Initially, Belmondo’s character takes revenge on his past by buying, 50 years later, the inn where he and his mother suffered so many years before. But after the fire destroyed his set, Lelouch thought further about the scene. He realized that no man would choose to live where he had endured such a cruel childhood, and that he had to look elsewhere for an ending to "Les Miserables."

He reflects, "Everything is cruel before becoming simple. I told myself that if the inn burned after everything to that point had been filmed, it’s because it was time to change the set. In other words, the end of the film could not take place there.

"It was at that moment that the beach of Adam Isle came to my memory, where I had learned to swim as a child, where my parents had sent me to summer camp. I remembered that beach, its bathing huts, its pedal boats, and I said to myself, ‘If only it still exists!’ So I left in the middle of the night, arrived early in the morning, and jumped for joy upon seeing that it had not changed. Everything was exactly as I had remembered it!"
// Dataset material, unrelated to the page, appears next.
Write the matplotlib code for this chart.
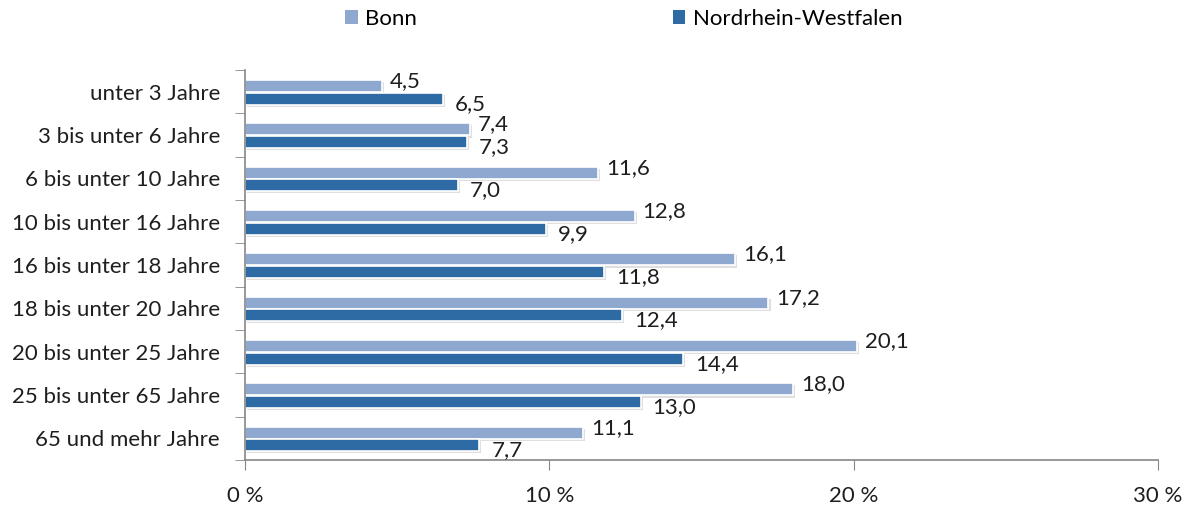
import numpy as np
import matplotlib.pyplot as plt
import matplotlib.patheffects as pe
from matplotlib.patches import Patch

# === Data ===
categories = ['unter 3 Jahre', '3 bis unter 6 Jahre', '6 bis unter 10 Jahre',
              '10 bis unter 16 Jahre', '16 bis unter 18 Jahre', '18 bis unter 20 Jahre',
              '20 bis unter 25 Jahre', '25 bis unter 65 Jahre', '65 und mehr Jahre']
bonn = [4.5, 7.4, 11.6, 12.8, 16.1, 17.2, 20.1, 18.0, 11.1]
nrw = [6.5, 7.3, 7.0, 9.9, 11.8, 12.4, 14.4, 13.0, 7.7]
x_ticks = [0, 10, 20, 30]
x_ticklabels = ['0 %', '10 %', '20 %', '30 %']

plt.rcParams['font.family'] = ['Lato', 'DejaVu Sans']
fs = 16
col_bonn = '#8EA8D0'
col_nrw = '#2E6BA5'
grey = '#868686'
txt = '#1e1e1e'

fig = plt.figure(figsize=(11.93, 5.08), dpi=100)
ax = fig.add_axes([245 / 1193, 1 - 460 / 508, (1158 - 245) / 1193, (460 - 70) / 508])

y = np.arange(len(categories))
h = 0.28
shadow = [pe.SimplePatchShadow(offset=(1.5, -1.5), shadow_rgbFace='#b0b0b0', alpha=0.4), pe.Normal()]
ax.barh(y - 0.13, bonn, height=h, color=col_bonn, edgecolor='white', linewidth=1.2,
        path_effects=shadow)
ax.barh(y + 0.16, nrw, height=h, color=col_nrw, edgecolor='white', linewidth=1.2,
        path_effects=shadow)

fmt = lambda v: f'{v:.1f}'.replace('.', ',')
for yy, v in zip(y, bonn):
    ax.annotate(fmt(v), (v, yy - 0.13), xytext=(8, 5), textcoords='offset pixels',
                ha='left', va='center', fontsize=fs, color=txt)
for yy, v in zip(y, nrw):
    ax.annotate(fmt(v), (v, yy + 0.16), xytext=(12, -5), textcoords='offset pixels',
                ha='left', va='center', fontsize=fs, color=txt)

ax.set_xlim(0, 30)
ax.set_ylim(len(categories) - 0.5, -0.5)
ax.set_xticks(x_ticks)
ax.set_xticklabels(x_ticklabels, fontsize=fs, color=txt)
ax.set_yticks(y)
ax.set_yticklabels(categories, fontsize=fs, color=txt)
ax.set_yticks(np.arange(len(categories) + 1) - 0.5, minor=True)
ax.tick_params(axis='y', which='major', length=0, pad=18)
ax.tick_params(axis='y', which='minor', length=7, color=grey, direction='out')
ax.tick_params(axis='x', length=7, color=grey, direction='out', pad=12)
for s in ['top', 'right']:
    ax.spines[s].set_visible(False)
for s in ['left', 'bottom']:
    ax.spines[s].set_color(grey)
    ax.spines[s].set_linewidth(1.2)

handles = [Patch(facecolor=col_bonn, label='Bonn'),
           Patch(facecolor=col_nrw, label='Nordrhein-Westfalen')]
fig.legend(handles=handles, loc='upper center', bbox_to_anchor=(0.523, 1.022), ncol=2,
           frameon=False, fontsize=fs, handlelength=0.55, handleheight=0.55,
           handletextpad=0.35, columnspacing=11.5)

plt.savefig('out.png', dpi=100)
Lelouch re-wrote the ending of the movie so that Fortin, at the end of the war, is able to buy and run the inn at Adam Isle, establishing a safe place for the Ziman family to re-unite and for the surviving "miserables" to complete their story, with the now-grown Salome marrying Marius and the family happily celebrating.

"Today," says Lelouch, "I think that this ending in Adam Isle was destined, because it makes the story swing to another level. I feel that the hero swept his past aside to live something else, without regret.

"And at the same time, I am closer to Hugo’s novel because, at the end of the book, Valjean also finds peace, although it is at his deathbed. Hugo’s Valjean forgot his anger, and my Fortin dances to the happiness of his protégés, and it’s good.

"After thirty-four films, I am dedicated to filming hope."